Abrading to different angles to establish a primary bevel is best done with a honing guide. They usually keep the tool square and allow good control for applying even pressure to the abrasive through the honing guide. Of course, it is faster to establish the skills of freehand sharpening and honing but that comes with time. the honing guide helps you to develop muscle memory for honing and today I always hit the mark without using the assistance of a guide. Does that mean I don't use a guide? Most of the time I don't, no, but if I have a lot of correcting to do, say after a longer class of 15 students, I will use a guide and even a grinder if they are far out.

In the day-to-day of my work I have four marks on my workbench even though I do not advocate double bevel sharpening as in primary and secondary bevel or so-called micro-bevel sharpening. The marks are a quick reference for setting the chisels and plane irons to specific angles. By bumping the edge of the honing guide up against the edge of the bench apron I can slide the blade to the correct distance, cinch tight and go straight to the appropriate abrasive. I have yet to find anything quicker.

To set up this system, install the tool at the appropriate level in the guide (this Eclipse guide has two steps, one for plane irons the other for chisels. That's because of the different widths needed) and slide the tool along with a protractor set to the appropriate angle; see below. Lock the blade in the guide and place the honing guide against the end of the apron. Mark that distance on the apron and all you have to do in future is set the plane in the guide according to the mark on the apron. It is generally accepted that chisels, planes and spokeshaves are first abraded on a coarser paper to establish the 25º angle the full width of the bevel. By using a protractor angle finder you can set the distances of 25º and 30º on the bench.

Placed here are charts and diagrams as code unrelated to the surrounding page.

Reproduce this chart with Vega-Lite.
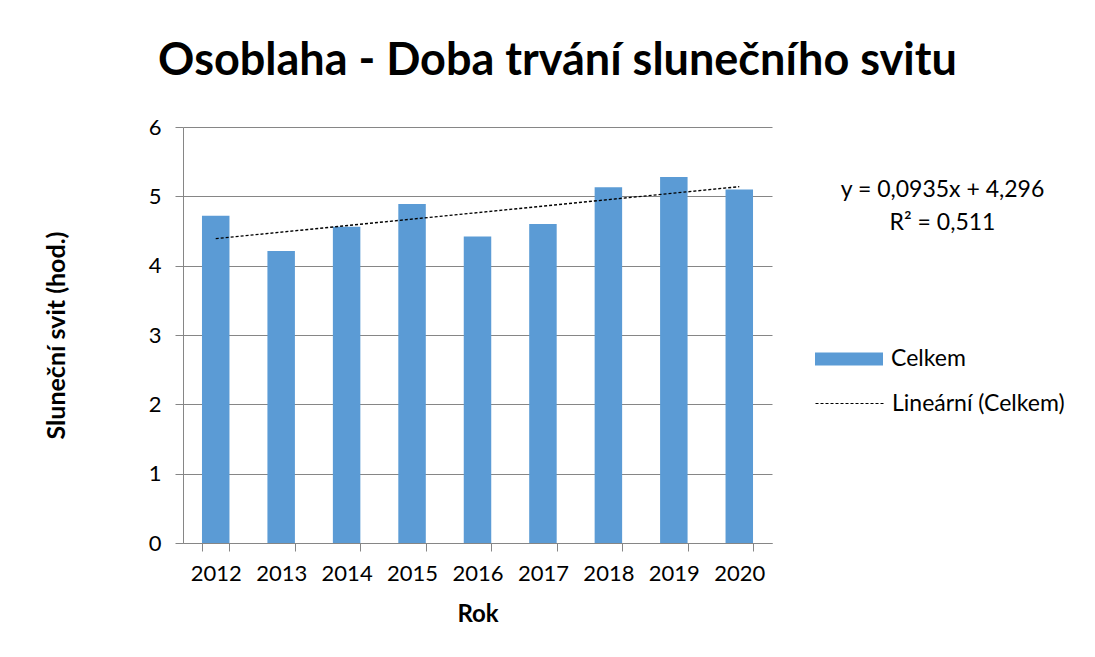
{
  "$schema": "https://vega.github.io/schema/vega-lite/v6.json",
  "width": 589,
  "height": 416,
  "autosize": {"type": "none"},
  "padding": {"left": 183, "top": 127, "right": 323, "bottom": 114},
  "background": "white",
  "config": {"font": "Lato", "view": {"stroke": null}},
  "title": {
    "text": "Osoblaha - Doba trvání slunečního svitu",
    "fontSize": 45,
    "fontWeight": "bold",
    "color": "black",
    "anchor": "middle",
    "frame": "group",
    "dx": 80,
    "offset": 32,
    "font": "Lato"
  },
  "datasets": {
    "bars": [
      {"Rok": 2012, "Celkem": 4.72},
      {"Rok": 2013, "Celkem": 4.21},
      {"Rok": 2014, "Celkem": 4.56},
      {"Rok": 2015, "Celkem": 4.89},
      {"Rok": 2016, "Celkem": 4.42},
      {"Rok": 2017, "Celkem": 4.60},
      {"Rok": 2018, "Celkem": 5.13},
      {"Rok": 2019, "Celkem": 5.28},
      {"Rok": 2020, "Celkem": 5.10}
    ],
    "trend": [
      {"Rok": 2012, "trend": 4.39},
      {"Rok": 2020, "trend": 5.14}
    ]
  },
  "layer": [
    {
      "data": {"name": "bars"},
      "mark": {"type": "bar", "color": "#5B9BD5"},
      "encoding": {
        "x": {
          "field": "Rok",
          "type": "ordinal",
          "scale": {"paddingInner": 0.58, "paddingOuter": 0.29},
          "axis": {
            "title": "Rok",
            "titleFontSize": 24,
            "titleFontWeight": "bold",
            "titleColor": "black",
            "titlePadding": 18,
            "labelAngle": 0,
            "labelFontSize": 22,
            "labelColor": "black",
            "labelPadding": 12,
            "domainColor": "#868686",
            "tickColor": "#868686",
            "tickSize": 8,
            "tickBand": "extent",
            "grid": false
          }
        },
        "y": {
          "field": "Celkem",
          "type": "quantitative",
          "scale": {"domain": [0, 6]},
          "axis": {
            "title": "Sluneční svit (hod.)",
            "titleFontSize": 25,
            "titleFontWeight": "bold",
            "titleColor": "black",
            "titlePadding": 79,
            "labelFontSize": 22,
            "labelColor": "black",
            "labelPadding": 14,
            "values": [0, 1, 2, 3, 4, 5, 6],
            "gridColor": "#868686",
            "domainColor": "#868686",
            "tickColor": "#868686",
            "tickSize": 8
          }
        },
        "fill": {
          "datum": "Celkem",
          "scale": {"range": ["#5B9BD5"]},
          "legend": {
            "orient": "none",
            "legendX": 632,
            "legendY": 198,
            "title": null,
            "symbolType": "M-1,-0.19H1V0.19H-1Z",
            "symbolSize": 4624,
            "symbolStrokeWidth": 0,
            "labelFontSize": 23,
            "labelOffset": 8,
            "labelLimit": 400,
            "labelColor": "black"
          }
        }
      }
    },
    {
      "data": {"name": "trend"},
      "mark": {"type": "line", "color": "black", "strokeWidth": 1.4},
      "encoding": {
        "x": {"field": "Rok", "type": "ordinal"},
        "y": {
          "field": "trend",
          "type": "quantitative",
          "scale": {"domain": [0, 6]},
          "axis": {
            "orient": "right",
            "labels": false,
            "ticks": false,
            "domain": false,
            "grid": false,
            "title": ["y = 0,0935x + 4,296", "R² = 0,511"],
            "titleAngle": 0,
            "titleAlign": "center",
            "titleBaseline": "top",
            "titleX": 170,
            "titleY": 51,
            "titleFontSize": 23,
            "titleFontWeight": "normal",
            "titleColor": "black",
            "titleLineHeight": 33
          }
        },
        "strokeDash": {
          "datum": "Lineární (Celkem)",
          "scale": {"range": [[3, 2]]},
          "legend": {
            "orient": "none",
            "legendX": 632,
            "legendY": 242,
            "title": null,
            "symbolType": "stroke",
            "symbolSize": 4624,
            "symbolStrokeColor": "black",
            "symbolStrokeWidth": 1,
            "labelFontSize": 23,
            "labelOffset": 8,
            "labelLimit": 400,
            "labelColor": "black"
          }
        }
      }
    }
  ],
  "resolve": {"scale": {"y": "independent"}, "axis": {"y": "independent"}}
}
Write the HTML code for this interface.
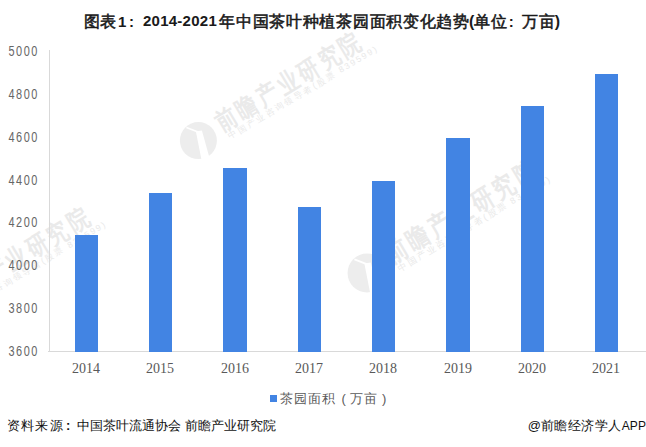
<!DOCTYPE html>
<html><head><meta charset="utf-8">
<style>
html,body{margin:0;padding:0;}
body{width:646px;height:447px;background:#fff;position:relative;overflow:hidden;font-family:"Liberation Sans",sans-serif;}
.abs{position:absolute;white-space:nowrap;}
.tt.cj,.tt .cj{font-weight:normal;-webkit-text-stroke:0.55px #1a1a1a;}
.tt{top:9.5px;font-size:16px;font-weight:bold;color:#1a1a1a;line-height:24px;}
.yl{right:607px;font-size:14px;color:#666;line-height:14px;letter-spacing:1.9px;transform:scaleX(0.78);transform-origin:100% 50%;}
.xl{font-family:"Liberation Serif",serif;font-size:14px;color:#595959;line-height:16px;width:60px;text-align:center;}
.bar{position:absolute;background:#4284e3;bottom:95px;}
#yaxis{left:49px;top:50px;width:1px;height:302px;background:#d9d9d9;}
#xaxis{left:48px;top:351px;width:598px;height:1px;background:#d9d9d9;}
#legsq{left:270px;top:395px;width:7px;height:7px;background:#4284e3;}
.pr{display:inline-block;width:14.1px;text-align:center;box-sizing:border-box;letter-spacing:0;margin-right:0;}
#legtx{left:279.8px;top:390px;font-size:13px;color:#595959;line-height:18px;letter-spacing:1.1px;}
#src{left:7px;top:417px;font-size:13px;color:#111;line-height:18px;}
#src2{right:0px;top:417px;font-size:13px;color:#111;line-height:18px;}
</style></head><body>
<svg class="abs" style="left:0;top:0" width="646" height="447" viewBox="0 0 646 447">
<g transform="translate(198.4,140.6)"><circle r="18.5" fill="#ededed"/><path d="M-2.5,-9 L3.5,-10 L11,17 L3,19 Z" fill="#fff"/><path d="M-12,-13 L1,-8" stroke="#fff" stroke-width="1.6"/></g>
<g transform="translate(198.4,140.6) rotate(-31)"><text transform="scale(0.8,1)" x="30.5" y="-4" dominant-baseline="central" font-size="25.5" font-weight="bold" letter-spacing="4.6" fill="#eaeaea">前瞻产业研究院</text><text x="28" y="12.5" dominant-baseline="central" font-size="8.5" letter-spacing="1.9" fill="#e9e9e9">中国产业咨询领导者(股票 839599)</text></g>
<g transform="translate(367,273) scale(1.05)"><circle r="18.5" fill="#ededed"/><path d="M-2.5,-9 L3.5,-10 L11,17 L3,19 Z" fill="#fff"/><path d="M-12,-13 L1,-8" stroke="#fff" stroke-width="1.6"/></g>
<g transform="translate(367,273) rotate(-31) scale(1.05)"><text transform="scale(0.8,1)" x="30.5" y="-4" dominant-baseline="central" font-size="25.5" font-weight="bold" letter-spacing="4.6" fill="#eaeaea">前瞻产业研究院</text><text x="28" y="12.5" dominant-baseline="central" font-size="8.5" letter-spacing="1.9" fill="#e9e9e9">中国产业咨询领导者(股票 839599)</text></g>
<g transform="translate(-73,316)"><circle r="18.5" fill="#ededed"/><path d="M-2.5,-9 L3.5,-10 L11,17 L3,19 Z" fill="#fff"/><path d="M-12,-13 L1,-8" stroke="#fff" stroke-width="1.6"/></g>
<g transform="translate(-73,316) rotate(-31)"><text transform="scale(0.8,1)" x="30.5" y="-4" dominant-baseline="central" font-size="25.5" font-weight="bold" letter-spacing="4.6" fill="#eaeaea">前瞻产业研究院</text><text x="28" y="12.5" dominant-baseline="central" font-size="8.5" letter-spacing="1.9" fill="#e9e9e9">中国产业咨询领导者(股票 839599)</text></g>
</svg>
<div class="abs tt" style="left:83.8px"><span class="cj">图表</span><span style="font-size:15px;margin-left:2.2px">1</span><span style="display:inline-block;width:18px;padding-left:2.6px;box-sizing:border-box;font-size:15px">:</span></div>
<div class="abs tt" style="left:143px;top:8.7px;font-size:15px;letter-spacing:0.25px">2014-2021</div>
<div class="abs tt cj" style="left:219.3px;letter-spacing:0.7px">年中国茶叶种植茶园面积变化趋势</div>
<div class="abs tt" style="left:469px;letter-spacing:0.1px">(<span class="cj">单位</span><span style="display:inline-block;width:15.8px;padding-left:2px;box-sizing:border-box;font-size:15px">:</span><span class="cj">万亩</span>)</div>

<div class="abs yl" style="top:44.0px">5000</div>
<div class="abs yl" style="top:86.9px">4800</div>
<div class="abs yl" style="top:129.7px">4600</div>
<div class="abs yl" style="top:172.6px">4400</div>
<div class="abs yl" style="top:215.4px">4200</div>
<div class="abs yl" style="top:258.3px">4000</div>
<div class="abs yl" style="top:301.1px">3800</div>
<div class="abs yl" style="top:344.0px">3600</div>

<div id="yaxis" class="abs"></div>
<div id="xaxis" class="abs"></div>

<div class="bar" style="left:75px;width:23px;top:235px"></div>
<div class="bar" style="left:149px;width:23px;top:193px"></div>
<div class="bar" style="left:223px;width:24px;top:168px"></div>
<div class="bar" style="left:298px;width:23px;top:207px"></div>
<div class="bar" style="left:372px;width:23px;top:181px"></div>
<div class="bar" style="left:446px;width:24px;top:138px"></div>
<div class="bar" style="left:521px;width:23px;top:106px"></div>
<div class="bar" style="left:595px;width:23px;top:74px"></div>

<div class="abs xl" style="left:56px;top:361px">2014</div>
<div class="abs xl" style="left:130px;top:361px">2015</div>
<div class="abs xl" style="left:205px;top:361px">2016</div>
<div class="abs xl" style="left:279px;top:361px">2017</div>
<div class="abs xl" style="left:353px;top:361px">2018</div>
<div class="abs xl" style="left:428px;top:361px">2019</div>
<div class="abs xl" style="left:502px;top:361px">2020</div>
<div class="abs xl" style="left:576px;top:361px">2021</div>

<div id="legsq" class="abs"></div>
<div id="legtx" class="abs">茶园面积<span class="pr" style="padding-left:1px">(</span>万亩<span class="pr" style="padding-right:3px">)</span></div>

<div id="src" class="abs"><span style="letter-spacing:1.2px">资料来源</span><span style="display:inline-block;width:13.6px;padding-left:2.2px;box-sizing:border-box;font-weight:bold">:</span>中国茶叶流通协会 前瞻产业研究院</div>
<div id="src2" class="abs">@<span style="letter-spacing:0.45px">前瞻经济学人</span><span style="font-size:12px;letter-spacing:0.1px">APP</span></div>
</body></html>
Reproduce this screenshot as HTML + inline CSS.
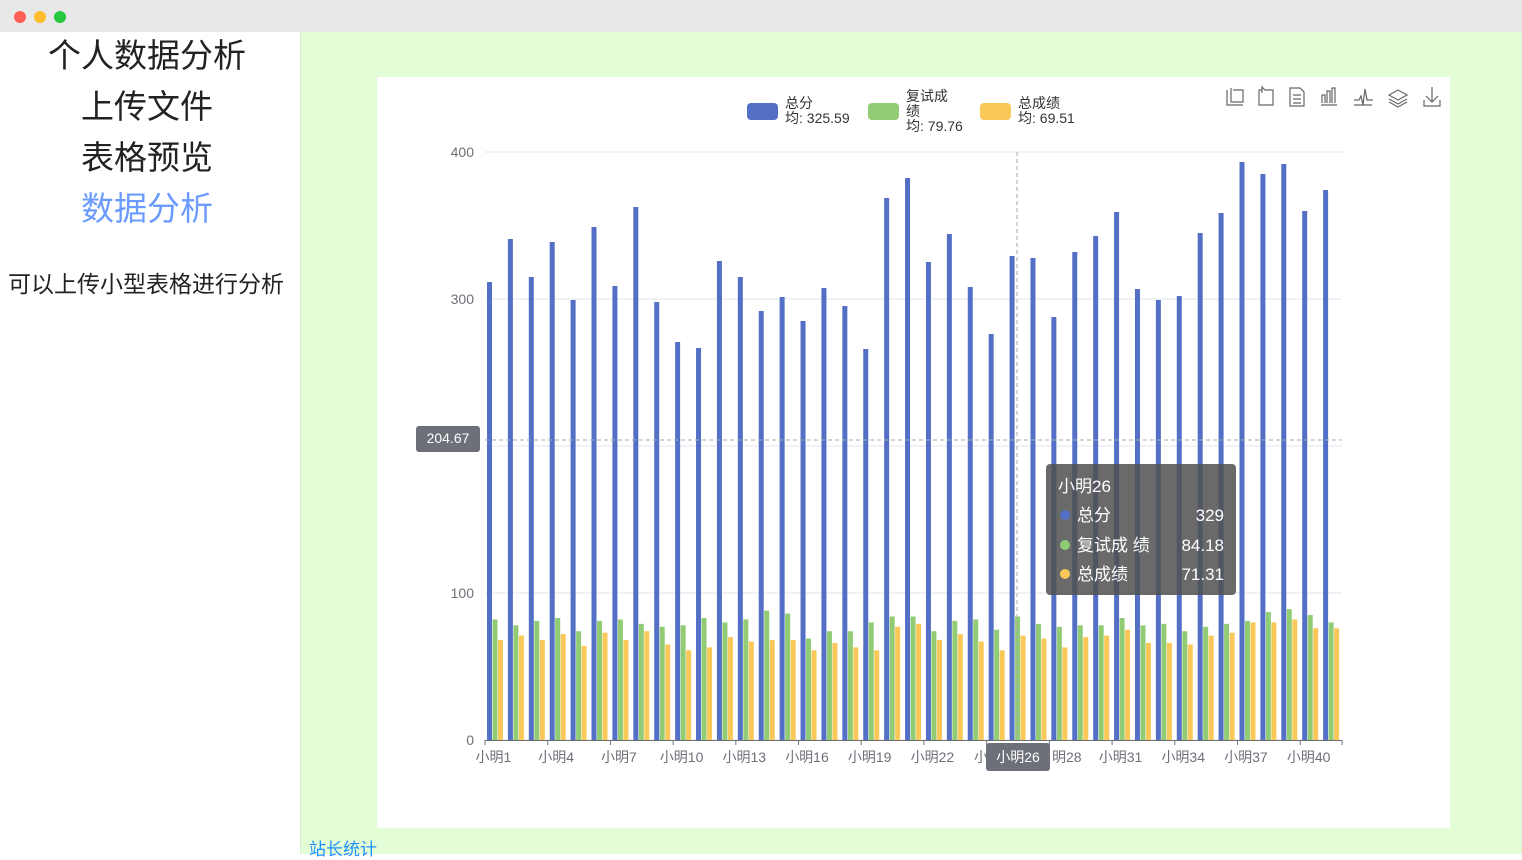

The beam of the protractor just touches the wheel for this 25º setting. If you don't have a tool like this protractor to set to just lay out on a sheet of paper and use that to set a sliding bevel
I put the notation on bench for you to see. Personally I only use a macro-camber that starts at 30º and tapers off to wherever it feels right in the forming of it so that it is more like a quarter of an ellipse.

Because chisels are narrower than plane irons, the honing guide has a narrower holding part beneath the plane iron recess on the guide. Because of this, you need one setting for chisels and another for plane irons. Hence the two holding areas that can seem confusing as to reasoning.

Chisel step down is beneath the upper plane iron recess and so a different setting is neededto establish the correct angles.